Cette délégation des prestations à des tiers se vit pour le fils de Madame Musso en termes contractuels dans le cadre général d'un Etat-Providence. « C'est un service à développer, à renforcer. On n'a pas eu de difficultés à le mettre en place. Financièrement, c'est équitable, puisque ça dépend des revenus de la personne. Tout est centralisé au niveau de l'OSD, on a de bons contacts avec l'assistante sociale. Environ deux fois par an, on fait le point avec elle et le médecin traitant. C'est très important qu'il soit là. Un autre point important à rajouter, j'insiste, c'est la difficulté du contrôle du passage des aides familiales. Je sais que les tournées sont difficiles à organiser, mais pour la prise de médicament, par exemple, ce n'est pas assez régulier, et par rapport au traitement à prendre matin et soir, c'est souvent trop tard le matin et trop tôt le soir. Alors, les somnifères, par exemple, ne font pas du tout effet au bon moment…Et puis on ne sait pas vraiment ce qui est presté. Ça m'est arrivé de passer à 9h45 et de voir la fiche signée avec le départ à 10h. On est obligé de faire confiance. Je suis sûr que les filles font leurs heures et ne passent pas la journée au café, c'est certain, mais comment savoir si en rabotant par ci par là, le service ne facture pas plus de prestations ? Je sais que ce n'est pas facile, et, en ce qui concerne Maman, ça tourne, mais sur le principe, je trouve qu'il y a parfois des dérives, parce que ce qui est presté n'est pas ce qui a été convenu et n'est pas ce qui est facturé. Mais j'avoue que je n'‘ai pas d'idée sur ce qu'on pourrait faire. De temps en temps, j'attire l'attention du service là-dessus. Et puis la balle est dans leur camp, c'est à eux de recouper les informations. C'est vrai qu'une fois, j'avais signalé un souci, et quelques semaines après, on n'a plus revu la fille. Je suppose que je n'étais pas le seul… Une autre remarque aussi : les personnes comme Maman, elles n'aiment pas qu'on change les habitudes, elles sont attachées à des petits rituels. Quand l'aide familiale a son tablier quand elle sonne, Maman ouvre, sans problème. Mais certaines ne mettent pas leur uniforme, alors Maman n'ouvre pas. Je ne comprends pas pourquoi elles ne prennent pas cette simple habitude qui simplifie la vie ».

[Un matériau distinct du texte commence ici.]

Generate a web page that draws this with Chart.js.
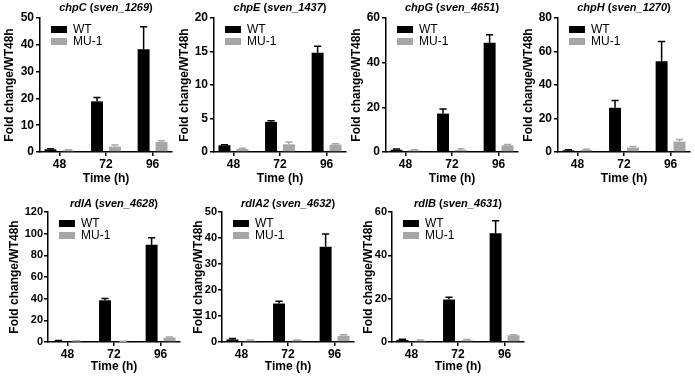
<!DOCTYPE html>
<html>
<head>
<meta charset="utf-8">
<script src="https://cdn.jsdelivr.net/npm/chart.js@4.4.0/dist/chart.umd.min.js"></script>
<style>
  html, body { margin: 0; padding: 0; background: #fff; }
  #wrap { position: relative; width: 695px; height: 377px; overflow: hidden; }
  #wrap canvas { position: absolute; }
</style>
</head>
<body>
<div id="wrap"></div>
<script>
// x categories (hours) and series names
const timePoints = [48, 72, 96];
const seriesNames = ["WT", "MU-1"];

// panel titles: gene name + locus tag
const geneNames = ["chpC", "chpE", "chpG", "chpH", "rdlA", "rdlA2", "rdlB"];
const locusTags = ["sven_1269", "sven_1437", "sven_4651", "sven_1270", "sven_4628", "sven_4632", "sven_4631"];

// y axis tops and steps
const yMaxes = [50, 20, 60, 80, 120, 50, 60];
const ySteps = [10, 5, 20, 20, 20, 10, 20];

// fold change (mean) and SD
const chpCWt = [1.0, 18.9, 38.3];   const chpCWtSd = [0.2, 1.4, 8.4];
const chpCMu = [0.6, 2.0, 3.7];     const chpCMuSd = [0.2, 0.6, 0.5];
const chpEWt = [1.0, 4.5, 14.8];    const chpEWtSd = [0.1, 0.15, 1.0];
const chpEMu = [0.45, 1.15, 1.1];   const chpEMuSd = [0.1, 0.35, 0.15];
const chpGWt = [1.0, 17.2, 48.9];   const chpGWtSd = [0.3, 2.0, 3.6];
const chpGMu = [0.75, 0.9, 3.0];    const chpGMuSd = [0.25, 0.5, 0.4];
const chpHWt = [1.0, 26.4, 54.2];   const chpHWtSd = [0.4, 4.3, 11.8];
const chpHMu = [1.2, 2.6, 6.2];     const chpHMuSd = [0.4, 0.7, 1.3];
const rdlAWt = [1.0, 38.5, 89.8];   const rdlAWtSd = [0.4, 1.6, 6.5];
const rdlAMu = [0.9, 0.6, 4.0];     const rdlAMuSd = [0.2, 0.2, 0.6];
const rdlA2Wt = [1.0, 14.8, 36.6];  const rdlA2WtSd = [0.3, 0.9, 4.9];
const rdlA2Mu = [0.5, 0.6, 2.4];    const rdlA2MuSd = [0.3, 0.2, 0.4];
const rdlBWt = [1.0, 19.6, 50.2];   const rdlBWtSd = [0.3, 1.1, 5.8];
const rdlBMu = [0.6, 0.8, 3.1];     const rdlBMuSd = [0.3, 0.4, 0.3];

const wtValues = [chpCWt, chpEWt, chpGWt, chpHWt, rdlAWt, rdlA2Wt, rdlBWt];
const wtErrors = [chpCWtSd, chpEWtSd, chpGWtSd, chpHWtSd, rdlAWtSd, rdlA2WtSd, rdlBWtSd];
const muValues = [chpCMu, chpEMu, chpGMu, chpHMu, rdlAMu, rdlA2Mu, rdlBMu];
const muErrors = [chpCMuSd, chpEMuSd, chpGMuSd, chpHMuSd, rdlAMuSd, rdlA2MuSd, rdlBMuSd];

const colors = { wt: "#000000", mu: "#a6a6a6", axis: "#000000" };
const fontFamily = "'Liberation Sans', Arial, Helvetica, sans-serif";

// where each plot area sits on the page
const layoutBoxes = [
  { left: 40,  top: 18,  bottom: 152, canvasTop: 0,   canvasH: 186, titleY: 8,     yTitleX: 10,    tickSize: 12 },
  { left: 214, top: 18,  bottom: 152, canvasTop: 0,   canvasH: 186, titleY: 8,     yTitleX: 185,   tickSize: 12 },
  { left: 386, top: 18,  bottom: 152, canvasTop: 0,   canvasH: 186, titleY: 8,     yTitleX: 357,   tickSize: 12 },
  { left: 558, top: 18,  bottom: 152, canvasTop: 0,   canvasH: 186, titleY: 8,     yTitleX: 529,   tickSize: 12 },
  { left: 48,  top: 212, bottom: 342, canvasTop: 186, canvasH: 191, titleY: 203.5, yTitleX: 15,    tickSize: 11 },
  { left: 222, top: 212, bottom: 342, canvasTop: 186, canvasH: 191, titleY: 203.5, yTitleX: 198.5, tickSize: 11 },
  { left: 392, top: 212, bottom: 342, canvasTop: 186, canvasH: 191, titleY: 203.5, yTitleX: 368.5, tickSize: 11 },
];
const plotWidth = 132;
const xRange = { min: 38, max: 106 };

// Error bars (one-sided, upward)
const errorBars = {
  id: "errorBars",
  afterDatasetsDraw(chart) {
    const { ctx } = chart;
    const yScale = chart.scales.y;
    chart.data.datasets.forEach((ds, i) => {
      const meta = chart.getDatasetMeta(i);
      meta.data.forEach((bar, j) => {
        const top = yScale.getPixelForValue(ds.data[j].y + ds.errors[j]);
        const cap = bar.width * 0.3;
        ctx.save();
        ctx.strokeStyle = ds.backgroundColor;
        ctx.lineWidth = 1.5;
        ctx.beginPath();
        ctx.moveTo(bar.x, bar.y);
        ctx.lineTo(bar.x, top);
        ctx.moveTo(bar.x - cap, top);
        ctx.lineTo(bar.x + cap, top);
        ctx.stroke();
        ctx.restore();
      });
    });
  },
};

// Legend drawn inside the plot, top-left
const boxLegend = {
  id: "boxLegend",
  afterDraw(chart) {
    const { ctx, chartArea } = chart;
    ctx.save();
    ctx.font = "12px " + fontFamily;
    ctx.textBaseline = "middle";
    chart.data.datasets.forEach((ds, i) => {
      const x = chartArea.left + 11;
      const y = chartArea.top + 11.5 + i * 12;
      ctx.fillStyle = ds.backgroundColor;
      ctx.fillRect(x, y - 3.5, 16, 7);
      ctx.fillStyle = "#000";
      ctx.fillText(ds.label, x + 22, y + 0.5);
    });
    ctx.restore();
  },
};

// Title with italic gene names
const geneTitle = {
  id: "geneTitle",
  afterDraw(chart, args, opts) {
    const { ctx, chartArea } = chart;
    const parts = [
      { text: opts.gene, italic: true },
      { text: " (", italic: false },
      { text: opts.locus, italic: true },
      { text: ")", italic: false },
    ];
    const fontFor = (p) => (p.italic ? "italic " : "") + "bold 11px " + fontFamily;
    ctx.save();
    let total = 0;
    parts.forEach((p) => {
      ctx.font = fontFor(p);
      total += ctx.measureText(p.text).width;
    });
    let x = (chartArea.left + chartArea.right) / 2 - total / 2;
    ctx.fillStyle = "#000";
    ctx.textBaseline = "middle";
    parts.forEach((p) => {
      ctx.font = fontFor(p);
      ctx.fillText(p.text, x, opts.y);
      x += ctx.measureText(p.text).width;
    });
    ctx.restore();
  },
};

function buildPanel(idx) {
  const box = layoutBoxes[idx];
  const canvasLeft = box.left - 44;
  const canvasW = 44 + plotWidth + 4;
  const canvas = document.createElement("canvas");
  canvas.width = canvasW;
  canvas.height = box.canvasH;
  canvas.style.left = canvasLeft + "px";
  canvas.style.top = box.canvasTop + "px";
  document.getElementById("wrap").appendChild(canvas);

  const padLeft = box.yTitleX - 7.2 - canvasLeft;
  const yWidth = box.left - canvasLeft - padLeft;
  const xHeight = box.canvasTop + box.canvasH - box.bottom;
  const toPoints = (arr) => arr.map((v, i) => ({ x: timePoints[i], y: v }));

  new Chart(canvas, {
    type: "bar",
    data: {
      datasets: [
        {
          label: seriesNames[0],
          data: toPoints(wtValues[idx]),
          errors: wtErrors[idx],
          backgroundColor: colors.wt,
        },
        {
          label: seriesNames[1],
          data: toPoints(muValues[idx]),
          errors: muErrors[idx],
          backgroundColor: colors.mu,
        },
      ],
    },
    options: {
      responsive: false,
      animation: false,
      categoryPercentage: 0.77,
      barPercentage: 0.667,
      layout: {
        padding: { left: padLeft, top: box.top - box.canvasTop, right: 4, bottom: 0 },
      },
      plugins: {
        legend: { display: false },
        tooltip: { enabled: false },
        geneTitle: { gene: geneNames[idx], locus: locusTags[idx], y: box.titleY - box.canvasTop },
      },
      scales: {
        x: {
          type: "linear",
          min: xRange.min,
          max: xRange.max,
          offset: false,
          afterBuildTicks: (scale) => {
            scale.ticks = timePoints.map((v) => ({ value: v }));
          },
          afterFit: (scale) => {
            scale.height = xHeight;
          },
          border: { display: true, color: colors.axis, width: 1.5 },
          grid: { offset: false, drawOnChartArea: false, drawTicks: true, tickLength: 4, color: colors.axis, lineWidth: 1.5 },
          ticks: {
            padding: 1,
            color: "#000",
            font: { family: fontFamily, size: 12, weight: "bold" },
            callback: (v) => String(v),
          },
          title: {
            display: true,
            text: "Time (h)",
            color: "#000",
            font: { family: fontFamily, size: 12, weight: "bold" },
            padding: { top: 0, bottom: idx < 4 ? 0 : 3 },
          },
        },
        y: {
          min: 0,
          max: yMaxes[idx],
          afterFit: (scale) => {
            scale.width = yWidth;
          },
          border: { display: true, color: colors.axis, width: 1.5 },
          grid: { drawOnChartArea: false, drawTicks: true, tickLength: 4, color: colors.axis, lineWidth: 1.5 },
          ticks: {
            stepSize: ySteps[idx],
            padding: idx < 4 ? 2 : 1,
            color: "#000",
            font: { family: fontFamily, size: box.tickSize, weight: "bold" },
          },
          title: {
            display: true,
            text: "Fold change/WT48h",
            color: "#000",
            font: { family: fontFamily, size: 12, weight: "bold" },
            padding: { top: 0, bottom: 0 },
          },
        },
      },
    },
    plugins: [errorBars, boxLegend, geneTitle],
  });
}

geneNames.forEach((g, i) => buildPanel(i));
</script>
</body>
</html>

Lors de l'entretien que j'ai avec elle, j'interroge Annick, l'aide familiale de référence sur le partage des tâches entre la famille et les aides familiales : « Je trouve que ça se passe mieux quand c'est nous. En général, tiens, quand elle est énervée, tu peux être sûre que son fils vient de passer. Elle ne supporte pas qu'il fasse ses courses, par exemple. Ce qui lui va loin, c'est quand elle ne peut pas gérer ses affaires elle-même. Attention, c'est bien, il s'implique, il fait ce qu'il peut : l'autre jour, il y avait un problème de chauffage, il a insisté pour qu'elle vienne chez lui en attendant que ce soit réparé, il a beaucoup insisté, mais elle n'a jamais voulu. Le fils, ça lui tombe dur. Il a du mal à accepter la maladie de sa maman. Il ne sait pas toujours comment bien faire, ça lui fait mal aussi de voir comment elle le traite. L'autre fois, son fils était là, dans une autre pièce, elle le savait bien, et elle n'arrêtait pas : « C'est comme si je n'avais pas de fils, mon fils ne fait rien pour moi, etc. », au point que j'en étais gênée. Quand il est revenu, il a dit « vous voyez ce que c'est, je suis habitué », mais je voyais bien que ça le touchait énormément. Parfois, pour l'hygiène, il essaie de forcer. L'autre jour, il a crié dessus (mais bon, on ne sait pas faire autrement, vu qu'elle est sourde), il lui disait : « non, c'est pas vrai, tu ne te laves pas, tu pues, je n'oserais aller nulle part avec toi ! ».